Strip the pictures and reproduce the rest of the listing exactly.

Start Provided data

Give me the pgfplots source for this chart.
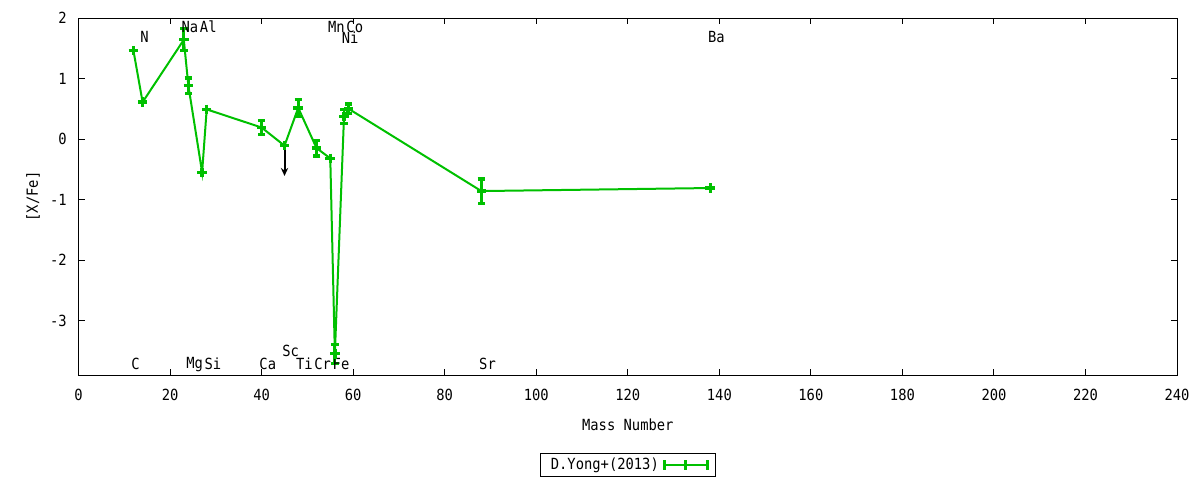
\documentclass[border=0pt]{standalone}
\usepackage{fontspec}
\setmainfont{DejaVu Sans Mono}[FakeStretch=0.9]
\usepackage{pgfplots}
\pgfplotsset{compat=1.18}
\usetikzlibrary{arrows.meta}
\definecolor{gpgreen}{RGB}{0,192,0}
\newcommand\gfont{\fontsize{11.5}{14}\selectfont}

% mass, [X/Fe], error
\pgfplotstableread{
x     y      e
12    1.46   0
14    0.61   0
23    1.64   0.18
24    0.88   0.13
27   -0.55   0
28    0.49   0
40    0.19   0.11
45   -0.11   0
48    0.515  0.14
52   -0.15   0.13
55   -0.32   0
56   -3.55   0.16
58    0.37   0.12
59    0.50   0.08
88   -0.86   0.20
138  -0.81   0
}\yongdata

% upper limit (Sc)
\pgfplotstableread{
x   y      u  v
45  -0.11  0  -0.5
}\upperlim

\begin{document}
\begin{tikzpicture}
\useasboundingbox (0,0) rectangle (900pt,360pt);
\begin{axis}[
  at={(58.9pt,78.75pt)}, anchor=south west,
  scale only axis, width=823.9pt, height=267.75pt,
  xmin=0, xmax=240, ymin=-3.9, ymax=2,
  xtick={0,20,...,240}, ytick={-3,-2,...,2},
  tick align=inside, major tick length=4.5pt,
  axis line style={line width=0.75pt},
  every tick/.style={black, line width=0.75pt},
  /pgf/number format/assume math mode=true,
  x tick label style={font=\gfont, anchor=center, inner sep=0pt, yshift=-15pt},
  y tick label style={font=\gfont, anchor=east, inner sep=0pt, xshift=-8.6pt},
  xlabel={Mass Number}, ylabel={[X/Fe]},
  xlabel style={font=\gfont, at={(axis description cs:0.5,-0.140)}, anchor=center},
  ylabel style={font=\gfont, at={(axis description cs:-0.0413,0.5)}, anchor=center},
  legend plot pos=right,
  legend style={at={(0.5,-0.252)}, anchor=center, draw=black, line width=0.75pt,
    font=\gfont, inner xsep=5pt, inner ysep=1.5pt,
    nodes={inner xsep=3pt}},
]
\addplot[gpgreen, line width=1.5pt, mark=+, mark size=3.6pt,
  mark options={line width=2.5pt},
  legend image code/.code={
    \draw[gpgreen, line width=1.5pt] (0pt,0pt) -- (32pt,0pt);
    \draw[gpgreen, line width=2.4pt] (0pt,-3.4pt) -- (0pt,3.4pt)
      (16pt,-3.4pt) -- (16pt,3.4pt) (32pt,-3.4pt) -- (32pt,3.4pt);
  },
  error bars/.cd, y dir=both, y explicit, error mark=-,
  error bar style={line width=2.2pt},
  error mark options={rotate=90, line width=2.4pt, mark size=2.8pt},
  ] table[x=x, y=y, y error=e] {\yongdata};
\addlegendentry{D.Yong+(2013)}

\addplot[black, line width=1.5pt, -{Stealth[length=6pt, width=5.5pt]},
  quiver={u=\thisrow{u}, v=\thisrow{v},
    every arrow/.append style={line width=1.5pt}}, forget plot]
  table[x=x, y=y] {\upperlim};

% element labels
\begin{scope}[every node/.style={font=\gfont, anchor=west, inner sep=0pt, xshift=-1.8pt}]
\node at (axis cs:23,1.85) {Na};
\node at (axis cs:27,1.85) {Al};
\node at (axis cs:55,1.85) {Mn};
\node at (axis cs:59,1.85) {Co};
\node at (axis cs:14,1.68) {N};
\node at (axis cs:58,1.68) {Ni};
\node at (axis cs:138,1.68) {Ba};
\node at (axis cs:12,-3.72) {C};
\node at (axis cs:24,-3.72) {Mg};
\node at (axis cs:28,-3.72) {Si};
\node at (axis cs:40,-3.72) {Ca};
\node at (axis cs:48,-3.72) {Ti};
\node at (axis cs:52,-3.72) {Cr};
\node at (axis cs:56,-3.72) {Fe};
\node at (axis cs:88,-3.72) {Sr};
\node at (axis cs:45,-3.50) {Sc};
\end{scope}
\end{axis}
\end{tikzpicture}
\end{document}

End Provided data

◆ Written answer
Give me the pgfplots source for this chart.
\documentclass[border=0pt]{standalone}
\usepackage{fontspec}
\setmainfont{DejaVu Sans Mono}[FakeStretch=0.9]
\usepackage{pgfplots}
\pgfplotsset{compat=1.18}
\usetikzlibrary{arrows.meta}
\definecolor{gpgreen}{RGB}{0,192,0}
\newcommand\gfont{\fontsize{11.5}{14}\selectfont}

% mass, [X/Fe], error
\pgfplotstableread{
x     y      e
12    1.46   0
14    0.61   0
23    1.64   0.18
24    0.88   0.13
27   -0.55   0
28    0.49   0
40    0.19   0.11
45   -0.11   0
48    0.515  0.14
52   -0.15   0.13
55   -0.32   0
56   -3.55   0.16
58    0.37   0.12
59    0.50   0.08
88   -0.86   0.20
138  -0.81   0
}\yongdata

% upper limit (Sc)
\pgfplotstableread{
x   y      u  v
45  -0.11  0  -0.5
}\upperlim

\begin{document}
\begin{tikzpicture}
\useasboundingbox (0,0) rectangle (900pt,360pt);
\begin{axis}[
  at={(58.9pt,78.75pt)}, anchor=south west,
  scale only axis, width=823.9pt, height=267.75pt,
  xmin=0, xmax=240, ymin=-3.9, ymax=2,
  xtick={0,20,...,240}, ytick={-3,-2,...,2},
  tick align=inside, major tick length=4.5pt,
  axis line style={line width=0.75pt},
  every tick/.style={black, line width=0.75pt},
  /pgf/number format/assume math mode=true,
  x tick label style={font=\gfont, anchor=center, inner sep=0pt, yshift=-15pt},
  y tick label style={font=\gfont, anchor=east, inner sep=0pt, xshift=-8.6pt},
  xlabel={Mass Number}, ylabel={[X/Fe]},
  xlabel style={font=\gfont, at={(axis description cs:0.5,-0.140)}, anchor=center},
  ylabel style={font=\gfont, at={(axis description cs:-0.0413,0.5)}, anchor=center},
  legend plot pos=right,
  legend style={at={(0.5,-0.252)}, anchor=center, draw=black, line width=0.75pt,
    font=\gfont, inner xsep=5pt, inner ysep=1.5pt,
    nodes={inner xsep=3pt}},
]
\addplot[gpgreen, line width=1.5pt, mark=+, mark size=3.6pt,
  mark options={line width=2.5pt},
  legend image code/.code={
    \draw[gpgreen, line width=1.5pt] (0pt,0pt) -- (32pt,0pt);
    \draw[gpgreen, line width=2.4pt] (0pt,-3.4pt) -- (0pt,3.4pt)
      (16pt,-3.4pt) -- (16pt,3.4pt) (32pt,-3.4pt) -- (32pt,3.4pt);
  },
  error bars/.cd, y dir=both, y explicit, error mark=-,
  error bar style={line width=2.2pt},
  error mark options={rotate=90, line width=2.4pt, mark size=2.8pt},
  ] table[x=x, y=y, y error=e] {\yongdata};
\addlegendentry{D.Yong+(2013)}

\addplot[black, line width=1.5pt, -{Stealth[length=6pt, width=5.5pt]},
  quiver={u=\thisrow{u}, v=\thisrow{v},
    every arrow/.append style={line width=1.5pt}}, forget plot]
  table[x=x, y=y] {\upperlim};

% element labels
\begin{scope}[every node/.style={font=\gfont, anchor=west, inner sep=0pt, xshift=-1.8pt}]
\node at (axis cs:23,1.85) {Na};
\node at (axis cs:27,1.85) {Al};
\node at (axis cs:55,1.85) {Mn};
\node at (axis cs:59,1.85) {Co};
\node at (axis cs:14,1.68) {N};
\node at (axis cs:58,1.68) {Ni};
\node at (axis cs:138,1.68) {Ba};
\node at (axis cs:12,-3.72) {C};
\node at (axis cs:24,-3.72) {Mg};
\node at (axis cs:28,-3.72) {Si};
\node at (axis cs:40,-3.72) {Ca};
\node at (axis cs:48,-3.72) {Ti};
\node at (axis cs:52,-3.72) {Cr};
\node at (axis cs:56,-3.72) {Fe};
\node at (axis cs:88,-3.72) {Sr};
\node at (axis cs:45,-3.50) {Sc};
\end{scope}
\end{axis}
\end{tikzpicture}
\end{document}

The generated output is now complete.